Weight watchers. Jenny Craig. Atkins. South Beach. Adobe. For those of you who might not be up to date on weight-loss trends, computer users with Adobe Photoshop have the ability to lose weight in a matter of seconds. Instead of cutting back on calories and carbs, Photoshop users can simply cut, paste, click and drag away the extra pounds.

The recently-surfaced Adobe diet has been put to use this past week by Katie Couric and Rosie O’Donnell. Doctored photos of the slimmed-down television personalities have been circulating the internet this week, generating quite a buzz around the two.

In my opinion, I really don’t see this as much of a problem for anyone. But this still brings us to the question of whether or not the public should be made aware of which photos are real, and which photos have been edited.

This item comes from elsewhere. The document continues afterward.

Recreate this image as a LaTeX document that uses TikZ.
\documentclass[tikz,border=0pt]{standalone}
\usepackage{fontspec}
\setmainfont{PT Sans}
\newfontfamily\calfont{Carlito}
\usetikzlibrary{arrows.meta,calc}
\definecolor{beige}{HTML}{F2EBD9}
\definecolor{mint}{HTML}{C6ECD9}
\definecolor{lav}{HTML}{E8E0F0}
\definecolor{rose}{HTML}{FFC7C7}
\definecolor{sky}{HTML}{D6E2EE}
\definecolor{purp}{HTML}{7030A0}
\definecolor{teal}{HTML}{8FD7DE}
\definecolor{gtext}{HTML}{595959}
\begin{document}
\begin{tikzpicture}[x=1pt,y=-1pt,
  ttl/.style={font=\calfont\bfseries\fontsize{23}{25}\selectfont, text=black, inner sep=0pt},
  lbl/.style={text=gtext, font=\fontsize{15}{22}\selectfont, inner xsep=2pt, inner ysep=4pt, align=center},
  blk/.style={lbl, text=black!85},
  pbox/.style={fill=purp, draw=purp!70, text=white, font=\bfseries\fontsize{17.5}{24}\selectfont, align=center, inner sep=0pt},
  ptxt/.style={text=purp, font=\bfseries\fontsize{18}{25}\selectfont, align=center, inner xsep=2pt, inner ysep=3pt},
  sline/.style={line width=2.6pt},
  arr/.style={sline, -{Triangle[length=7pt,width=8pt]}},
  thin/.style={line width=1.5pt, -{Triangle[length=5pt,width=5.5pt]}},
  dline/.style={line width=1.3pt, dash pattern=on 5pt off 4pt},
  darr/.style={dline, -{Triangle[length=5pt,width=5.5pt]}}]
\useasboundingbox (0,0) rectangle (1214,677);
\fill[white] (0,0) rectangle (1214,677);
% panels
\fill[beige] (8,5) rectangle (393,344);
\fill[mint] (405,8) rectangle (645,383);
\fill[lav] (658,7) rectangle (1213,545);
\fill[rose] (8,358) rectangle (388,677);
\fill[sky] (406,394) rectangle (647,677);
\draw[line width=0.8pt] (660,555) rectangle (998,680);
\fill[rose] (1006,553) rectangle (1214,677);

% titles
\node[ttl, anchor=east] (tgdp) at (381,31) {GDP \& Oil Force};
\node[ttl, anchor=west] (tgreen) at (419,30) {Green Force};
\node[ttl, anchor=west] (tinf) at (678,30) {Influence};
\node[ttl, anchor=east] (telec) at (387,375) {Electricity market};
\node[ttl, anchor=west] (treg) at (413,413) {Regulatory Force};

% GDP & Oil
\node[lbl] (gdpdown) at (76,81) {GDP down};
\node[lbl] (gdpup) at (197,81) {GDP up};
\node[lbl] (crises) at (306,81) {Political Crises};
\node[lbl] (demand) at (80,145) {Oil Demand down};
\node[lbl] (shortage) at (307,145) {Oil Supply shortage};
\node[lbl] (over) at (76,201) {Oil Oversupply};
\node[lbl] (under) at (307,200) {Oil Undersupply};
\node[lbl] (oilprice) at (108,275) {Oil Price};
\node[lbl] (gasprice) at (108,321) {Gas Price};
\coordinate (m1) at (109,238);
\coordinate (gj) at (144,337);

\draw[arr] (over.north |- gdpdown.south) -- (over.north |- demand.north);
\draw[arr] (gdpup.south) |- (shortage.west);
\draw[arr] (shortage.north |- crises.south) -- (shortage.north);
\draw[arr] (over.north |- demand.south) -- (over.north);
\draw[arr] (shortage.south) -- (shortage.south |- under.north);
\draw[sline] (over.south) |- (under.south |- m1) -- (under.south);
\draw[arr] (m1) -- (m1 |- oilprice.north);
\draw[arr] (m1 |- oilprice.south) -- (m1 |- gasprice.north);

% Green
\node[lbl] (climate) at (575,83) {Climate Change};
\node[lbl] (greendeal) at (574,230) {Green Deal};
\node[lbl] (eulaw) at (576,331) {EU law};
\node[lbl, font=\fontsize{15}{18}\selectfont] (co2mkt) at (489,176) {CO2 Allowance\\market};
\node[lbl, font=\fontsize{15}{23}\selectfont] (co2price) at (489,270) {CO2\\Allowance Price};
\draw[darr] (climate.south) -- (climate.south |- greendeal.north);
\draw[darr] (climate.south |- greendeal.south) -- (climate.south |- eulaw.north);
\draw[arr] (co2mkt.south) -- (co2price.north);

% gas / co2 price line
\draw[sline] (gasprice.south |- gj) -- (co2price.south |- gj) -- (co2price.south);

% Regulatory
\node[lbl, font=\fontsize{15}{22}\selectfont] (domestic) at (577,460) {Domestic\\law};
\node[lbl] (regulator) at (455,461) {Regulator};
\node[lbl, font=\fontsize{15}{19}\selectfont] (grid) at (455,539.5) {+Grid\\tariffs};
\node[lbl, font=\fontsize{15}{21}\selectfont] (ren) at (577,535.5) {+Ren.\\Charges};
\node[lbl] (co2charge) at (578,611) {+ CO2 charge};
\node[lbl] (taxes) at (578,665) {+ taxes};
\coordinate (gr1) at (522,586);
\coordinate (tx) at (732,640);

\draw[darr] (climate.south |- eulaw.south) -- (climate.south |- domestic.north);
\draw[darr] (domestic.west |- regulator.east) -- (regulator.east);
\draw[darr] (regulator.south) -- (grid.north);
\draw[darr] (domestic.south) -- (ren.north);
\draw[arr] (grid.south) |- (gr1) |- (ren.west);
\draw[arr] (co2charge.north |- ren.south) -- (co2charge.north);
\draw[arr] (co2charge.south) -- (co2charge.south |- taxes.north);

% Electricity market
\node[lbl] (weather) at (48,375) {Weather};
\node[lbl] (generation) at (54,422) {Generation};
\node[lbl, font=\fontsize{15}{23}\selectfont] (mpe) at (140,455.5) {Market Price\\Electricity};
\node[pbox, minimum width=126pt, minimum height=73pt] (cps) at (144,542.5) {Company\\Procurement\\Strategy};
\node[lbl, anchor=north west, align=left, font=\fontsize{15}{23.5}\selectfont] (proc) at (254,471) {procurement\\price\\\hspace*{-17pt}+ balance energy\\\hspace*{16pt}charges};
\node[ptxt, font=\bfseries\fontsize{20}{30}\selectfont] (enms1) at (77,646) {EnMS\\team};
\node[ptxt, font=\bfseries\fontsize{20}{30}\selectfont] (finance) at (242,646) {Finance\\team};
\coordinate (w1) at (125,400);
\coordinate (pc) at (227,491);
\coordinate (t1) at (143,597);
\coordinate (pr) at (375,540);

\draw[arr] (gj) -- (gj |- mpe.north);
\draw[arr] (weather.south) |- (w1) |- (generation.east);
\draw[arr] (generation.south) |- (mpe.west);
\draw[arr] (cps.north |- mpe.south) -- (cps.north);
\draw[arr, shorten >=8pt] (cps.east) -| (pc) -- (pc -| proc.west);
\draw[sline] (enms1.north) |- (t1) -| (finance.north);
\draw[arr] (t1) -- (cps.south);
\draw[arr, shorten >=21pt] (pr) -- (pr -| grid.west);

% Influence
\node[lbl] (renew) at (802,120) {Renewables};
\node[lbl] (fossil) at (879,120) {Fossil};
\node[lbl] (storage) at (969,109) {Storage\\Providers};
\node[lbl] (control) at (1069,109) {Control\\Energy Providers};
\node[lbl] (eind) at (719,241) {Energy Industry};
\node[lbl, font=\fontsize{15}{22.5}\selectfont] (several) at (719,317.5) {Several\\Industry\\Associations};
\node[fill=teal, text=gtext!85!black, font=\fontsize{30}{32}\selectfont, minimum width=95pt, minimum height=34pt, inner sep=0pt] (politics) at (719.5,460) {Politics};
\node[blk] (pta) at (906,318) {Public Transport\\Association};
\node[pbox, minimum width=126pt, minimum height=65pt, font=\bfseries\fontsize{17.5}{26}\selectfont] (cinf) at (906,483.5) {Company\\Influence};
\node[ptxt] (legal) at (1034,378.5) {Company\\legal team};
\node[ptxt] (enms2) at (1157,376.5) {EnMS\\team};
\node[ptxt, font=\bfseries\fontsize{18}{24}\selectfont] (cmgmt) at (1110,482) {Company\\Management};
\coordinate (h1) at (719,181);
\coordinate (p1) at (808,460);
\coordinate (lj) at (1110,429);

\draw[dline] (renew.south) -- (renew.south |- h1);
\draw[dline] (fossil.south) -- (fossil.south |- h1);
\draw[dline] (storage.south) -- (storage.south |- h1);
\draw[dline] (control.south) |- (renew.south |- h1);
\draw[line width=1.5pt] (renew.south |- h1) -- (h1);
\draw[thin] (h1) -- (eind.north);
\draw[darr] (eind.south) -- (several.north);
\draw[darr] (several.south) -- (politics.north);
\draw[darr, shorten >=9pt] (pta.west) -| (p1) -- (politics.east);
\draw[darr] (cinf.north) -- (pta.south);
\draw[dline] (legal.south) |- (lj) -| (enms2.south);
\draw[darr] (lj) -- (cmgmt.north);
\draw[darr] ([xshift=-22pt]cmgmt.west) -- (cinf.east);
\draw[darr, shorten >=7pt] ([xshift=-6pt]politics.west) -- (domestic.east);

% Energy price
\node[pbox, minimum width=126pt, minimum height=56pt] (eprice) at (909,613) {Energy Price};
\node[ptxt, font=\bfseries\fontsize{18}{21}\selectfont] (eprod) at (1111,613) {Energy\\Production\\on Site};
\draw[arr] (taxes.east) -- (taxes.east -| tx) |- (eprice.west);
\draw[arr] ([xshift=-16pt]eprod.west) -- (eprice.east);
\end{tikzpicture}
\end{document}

In this case, I could really care less about if these photos are real or not. I just don’t see dropping a few pounds via Photoshop groundbreaking. But if, for example, a photojournalist were to edit photos and pass them off as real, there would be chaos in the world of journalism. If for some reason a journalist did edit a photograph, he or she should make it very clear that it was edited.

As a rule of thumb, I think that it would be a good idea to always tell the public when a possibly controversial picture has been edited. It could save you later on down the road. Besides, would anyone really believe that Rosie O’Donnell got that skinny anyway?